We study quasinormal mode expansions by adopting a Keldysh scheme for the spectral construction of asymptotic resonant expansions. Quasinormal modes are first cast in terms of a non-selfadjoint problem by adopting, in a black hole perturbation setting, a spacetime hyperboloidal approach. Then the Keldysh expansion of the resolvent, built on bi-orthogonal systems, provides a spectral version of Lax-Phillips expansions on scattering resonances. We clarify the role of scalar product structures in the Keldysh setting [1], that prove non-necessary to construct the resonant expansions (in particular the quasinormal mode time-series at null infinity), but are required to define the (constant) excitation coefficients in the bulk resonant expansion.

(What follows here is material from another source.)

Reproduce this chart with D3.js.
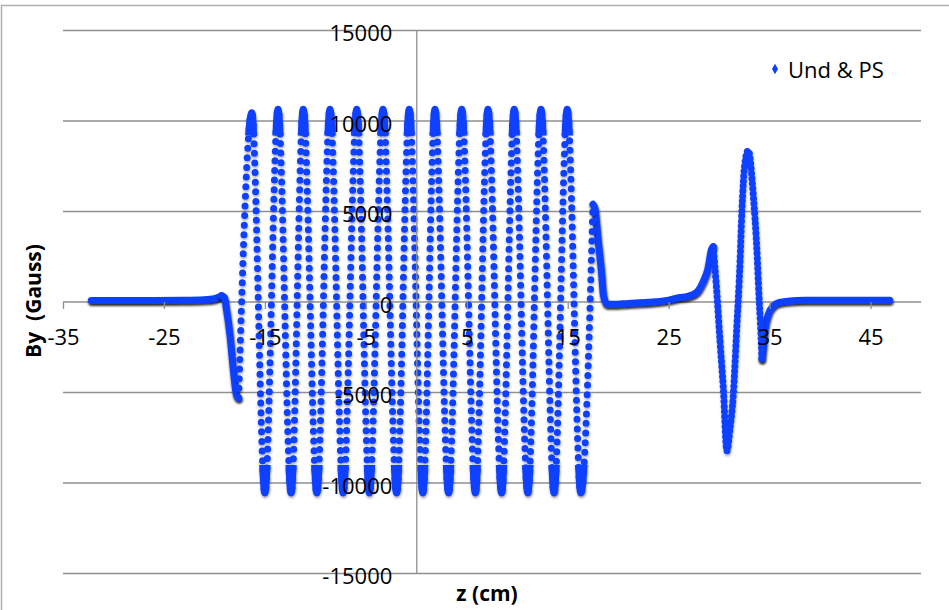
<!DOCTYPE html>
<html>
<head>
<meta charset="utf-8">
<script src="https://cdn.jsdelivr.net/npm/d3@7"></script>
<style>
  body { margin: 0; background: #fff; }
  text { font-family: "Open Sans", sans-serif; }
</style>
</head>
<body>
<div class="canvas"></div>
<script>
// z (cm) / By (Gauss), split where the marker density changes
const leadZ = [-32.2, -29, -26, -23, -21, -20, -19.5, -19.3];
const leadBy = [80, 80, 80, 90, 120, 180, 280, 350];

const entryZ = [-19.3, -19.0, -18.8, -18.45, -18.13, -17.8, -17.6];
const entryBy = [350, 250, -400, -1850, -3700, -5150, -5300];

const undZ = [-17.6, -16.3, -15.0, -13.7, -12.4, -11.2, -9.85, -8.55, -7.25, -5.9, -4.65, -3.3, -1.95,
  -0.7, 0.65, 1.85, 3.2, 4.5, 5.85, 7.1, 8.45, 9.7, 11.05, 12.35, 13.65, 14.95, 16.3, 17.5];
const undBy = [-5300, 10450, -10550, 10650, -10550, 10650, -10550, 10650, -10550, 10650, -10550, 10650, -10550,
  10650, -10550, 10650, -10550, 10650, -10550, 10650, -10550, 10650, -10550, 10650, -10550, 10650, -10550, 5400];

const exitZ = [17.5, 17.7, 18.0, 18.35, 18.55, 18.9, 19.5, 21, 23, 25, 26.1, 26.8, 27.8, 28.4, 28.9, 29.25, 29.42];
const exitBy = [5400, 5150, 3500, 1650, 350, -120, -130, -80, -20, 100, 250, 300, 550, 1100, 1850, 2900, 3050];

const kickZ = [29.42, 29.75, 30.1, 30.42, 30.77, 31.08, 31.4, 31.74, 32.07, 32.25, 32.56, 32.89, 33.39, 33.72, 33.95, 34.15, 34.25];
const kickBy = [3050, 700, -2250, -4800, -8230, -7000, -5150, -1500, 2200, 4950, 7700, 8370, 5850, 3100, 350, -1850, -3150];

const tailZ = [34.25, 34.4, 34.55, 34.9, 35.4, 36, 37, 38.5, 41, 44, 46.9];
const tailBy = [-3150, -2400, -1500, -650, -200, -20, 60, 90, 100, 100, 100];

const xTicks = [-35, -25, -15, -5, 5, 15, 25, 35, 45];
const yTicks = [-15000, -10000, -5000, 0, 5000, 10000, 15000];
const seriesName = "Und & PS";
const xTitle = "z (cm)";
const yTitle = "By  (Gauss)";

const width = 949, height = 610;
const blue = "#1040ff";
const grid = "#8f8f8f";

const x = d3.scaleLinear().domain([-35, 50]).range([63, 921]);
const y = d3.scaleLinear().domain([-15000, 15000]).range([573.5, 30.5]);

const svg = d3.select('.canvas')
  .append('svg')
  .attr('width', width)
  .attr('height', height);

const defs = svg.append('defs');

const addShadow = (id, opacity) => {
  defs.append('filter')
    .attr('id', id)
    .attr('filterUnits', 'userSpaceOnUse')
    .attr('x', 0).attr('y', 0)
    .attr('width', width).attr('height', height)
    .append('feDropShadow')
    .attr('dx', 0.5)
    .attr('dy', 2)
    .attr('stdDeviation', 1)
    .attr('flood-color', '#000')
    .attr('flood-opacity', opacity);
};
addShadow('shadowSolid', 0.85);
addShadow('shadowDots', 0.3);

// near the undulator peaks the samples crowd into a solid blob
const capClip = defs.append('clipPath').attr('id', 'caps');
capClip.append('rect')
  .attr('x', 0).attr('width', width)
  .attr('y', y(11500)).attr('height', y(9200) - y(11500));
capClip.append('rect')
  .attr('x', 0).attr('width', width)
  .attr('y', y(-9000)).attr('height', y(-11500) - y(-9000));

// chart border
svg.append('rect')
  .attr('x', 1.5)
  .attr('y', 5.5)
  .attr('width', 980)
  .attr('height', 700)
  .attr('fill', 'none')
  .attr('stroke', '#b0b0b0')
  .attr('stroke-width', 1.5);

// gridlines
svg.append('g')
  .selectAll('line')
  .data(yTicks)
  .join('line')
  .attr('x1', x(-35))
  .attr('x2', x(50))
  .attr('y1', d => y(d))
  .attr('y2', d => y(d))
  .attr('stroke', grid)
  .attr('stroke-width', 1.3);

const xAxis = svg.append('g')
  .attr('transform', `translate(0,${y(0)})`)
  .call(d3.axisBottom(x).tickValues(xTicks).tickSize(7).tickSizeOuter(0).tickFormat(d => String(d)));
xAxis.select('.domain').remove();
xAxis.selectAll('.tick line').attr('stroke', grid).attr('stroke-width', 1.3);

const yAxis = svg.append('g')
  .attr('transform', `translate(${x(0)},0)`)
  .call(d3.axisLeft(y).tickValues(yTicks).tickSize(0).tickSizeOuter(0).tickPadding(24).tickFormat(d => String(d)));
yAxis.select('.domain').attr('stroke', grid).attr('stroke-width', 1.3);

// series
const line = d3.line()
  .x(d => x(d[0]))
  .y(d => y(d[1]))
  .curve(d3.curveMonotoneX);

const series = svg.append('g')
  .attr('fill', 'none')
  .attr('stroke', blue)
  .attr('stroke-width', 7)
  .attr('stroke-linecap', 'round')
  .attr('stroke-linejoin', 'round');

const solidParts = [[leadZ, leadBy], [entryZ, entryBy], [exitZ, exitBy], [tailZ, tailBy]];
series.selectAll('path.solid')
  .data(solidParts)
  .join('path')
  .attr('class', 'solid')
  .attr('d', d => line(d3.zip(d[0], d[1])))
  .attr('filter', 'url(#shadowSolid)');

series.append('path')
  .attr('d', line(d3.zip(kickZ, kickBy)))
  .attr('stroke-dasharray', '0 5')
  .attr('filter', 'url(#shadowDots)');

const undPath = line(d3.zip(undZ, undBy));
series.append('path')
  .attr('d', undPath)
  .attr('stroke-dasharray', '0 9.6')
  .attr('filter', 'url(#shadowDots)');

series.append('path')
  .attr('d', undPath)
  .attr('clip-path', 'url(#caps)')
  .attr('filter', 'url(#shadowDots)');

// tick labels sit on top of the markers
[xAxis, yAxis].forEach(a => {
  a.attr('font-family', null).attr('font-size', null);
  a.raise();
});
xAxis.selectAll('.tick text')
  .attr('y', 43)
  .attr('dy', null)
  .attr('fill', '#000')
  .style('font-size', '22px');
yAxis.selectAll('.tick text')
  .attr('dy', '0.47em')
  .attr('fill', '#000')
  .style('font-size', '22px');

// axis titles
svg.append('text')
  .attr('x', 487)
  .attr('y', 601)
  .attr('text-anchor', 'middle')
  .style('font-size', '21px')
  .style('font-weight', 'bold')
  .text(xTitle);

svg.append('text')
  .attr('transform', `translate(41,301) rotate(-90)`)
  .attr('text-anchor', 'middle')
  .style('font-size', '21px')
  .style('font-weight', 'bold')
  .style('white-space', 'pre')
  .text(yTitle);

// legend
const legend = svg.append('g').attr('transform', 'translate(775,69)');
legend.append('path')
  .attr('d', d3.symbol(d3.symbolDiamond).size(32))
  .attr('fill', blue);
legend.append('text')
  .attr('x', 13)
  .attr('y', 9)
  .style('font-size', '22px')
  .text(seriesName);
</script>
</body>
</html>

We demonstrate the efficiency and accuracy of the Keldysh spectral approach to (non-selfadjoint) dynamics, even beyond its limits of validity, in particular recovering Schwarzschild black hole late power-law tails. We also study early dynamics by exploring i) the existence of an earliest time of validity of the resonant expansion and ii) the interplay between overtones extracted with the Keldysh scheme and regularity. Specifically, we address convergence aspects of the series and, on the other hand, we implement non-modal analysis tools, namely assessing \(H^p\)-Sobolev dynamical transient growths and constructing \(H^p\)-pseudospectra. Finally, we apply the Keldysh scheme to calculate “second-order” quasinormal modes and complement the qualitative study of overtone distribution by presenting the Weyl law for the counting of quasinormal modes in black holes with different (flat, De Sitter, anti-De Sitter) spacetime asymptotics.